La tentation des récits faux et mauvais
Une partie importante du document est consacrée aux « récits destructeurs » qu’il décrit avec des mots rappelant les homélies de Sainte Marthe. Une fois de plus - comme déjà dans le message de l’édition 2018, consacré au phénomène des fake news - François met en garde contre la tentation du serpent, racontée dans le Livre de la Genèse, qui « insère dans la trame du récit un nœud difficile à défaire ». Le Pape dénonce ces histoires qui « nous intoxiquent, en nous persuadant que, pour être heureux, nous aurions constamment besoin d’avoir, de posséder, de consommer ». Et, reprenant un thème qui lui est cher, il stigmatise l’avidité des « tapages et des commérages » dont on ne s’aperçoit guère, ainsi que la « violence » et la « fausseté » que « nous consommons tant ». La conséquence ultime est la diffusion de « récits destructeurs et offensants », « détruisant et brisant les fils fragiles de la cohabitation ». La dignité humaine est en danger, car elle est dépouillée par la combinaison d’« informations non vérifiées » avec la répétition de « discours insignifiants et faussement persuasifs » qui blessent avec des « propos de haine ». Face à tout cela, le Saint-Père demande de réagir avec « courage », afin de rejeter de telles menaces. Dans un monde qui subit tant d’« afflictions », François espère que nous pourrons remettre « en lumière la vérité de ce que nous sommes, jusque dans l’héroïsme ignoré de la vie quotidienne » [1].

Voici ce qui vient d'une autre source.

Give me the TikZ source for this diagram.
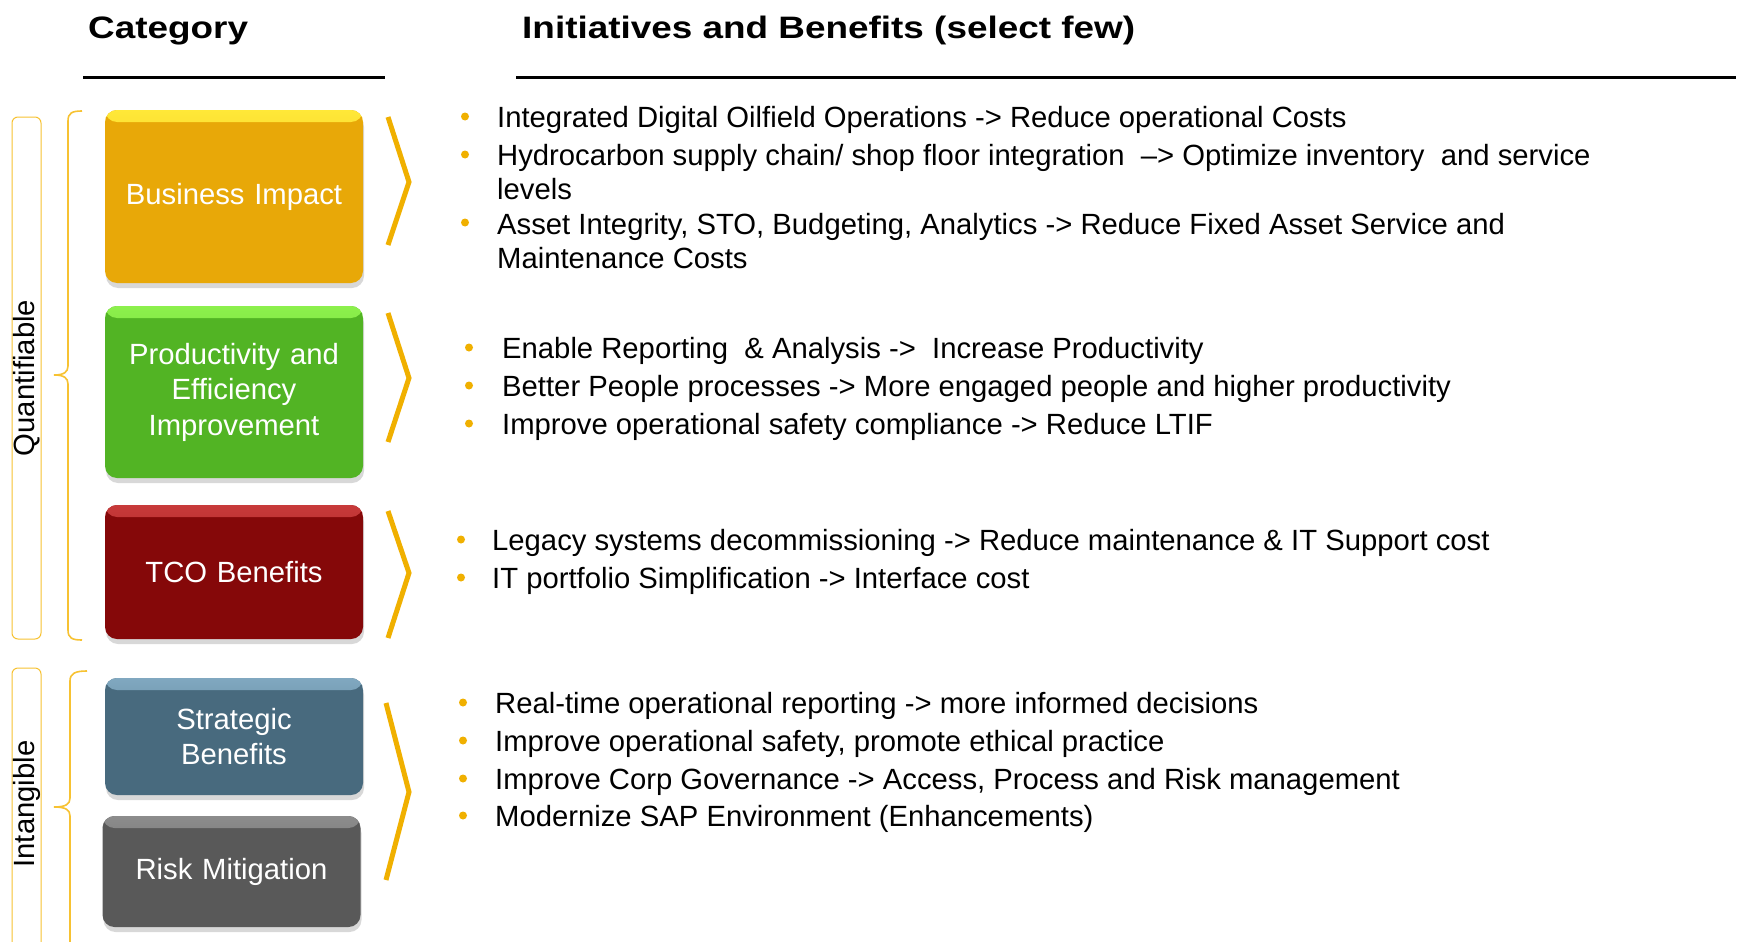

Aucune histoire humaine n’est insignifiante aux yeux de Dieu
Le Pape tourne enfin son attention vers l’histoire de Jésus, qui montre comment Dieu a pris l’homme à cœur et que pour Lui « il n’y a pas d’histoires humaines insignifiantes ou petites ». « Par l’œuvre de l’Esprit Saint, chaque histoire, même la plus oubliée, même celle qui semble écrite sur les lignes les plus tordues, peut devenir inspirée, peut renaître comme un chef-d’œuvre, en devenant un prolongement de l’Évangile », ajoute-t-il. Il cite quelques histoires qui ont « admirablement mis en scène la rencontre entre la liberté de Dieu et celle de l’homme », des Confessions de saint Augustin aux Frères Karamazov. Il nous invite à lire les histoires des saints et à partager ces « histoires qui ont une odeur d’Évangile », que chacun d’entre nous connaît. « Raconter à Dieu notre histoire n’est jamais inutile », souligne François, car « personne n’est un figurant sur la scène mondiale et l’histoire de chacun est ouverte à un possible changement ». C’est pourquoi, note-t-il, « même lorsque nous racontons le mal, nous pouvons apprendre à laisser de l’espace à la rédemption », nous pouvons reconnaître le bien et « lui faire de la place ». Le message se termine par une prière à Marie, pour qu’elle puisse écouter nos histoires, pour qu’elle puisse les garder. Rappelant une image chère à François et également présente dans la maison de Sainte Marthe, cette prière demande à la Vierge de dénouer « les nœuds dans lesquels notre vie s’est emmêlée », et de nous aider à « édifier des histoires de paix, des histoires d’avenir ».
Notes :
[1] Nous avons besoin de patience et de discernement pour redécouvrir des récits qui nous aident à ne pas perdre le fil au milieu des nombreuses afflictions d’aujourd’hui ; des récits qui remettent en lumière la vérité de ce que nous sommes, jusque dans l’héroïsme ignoré de la vie quotidienne.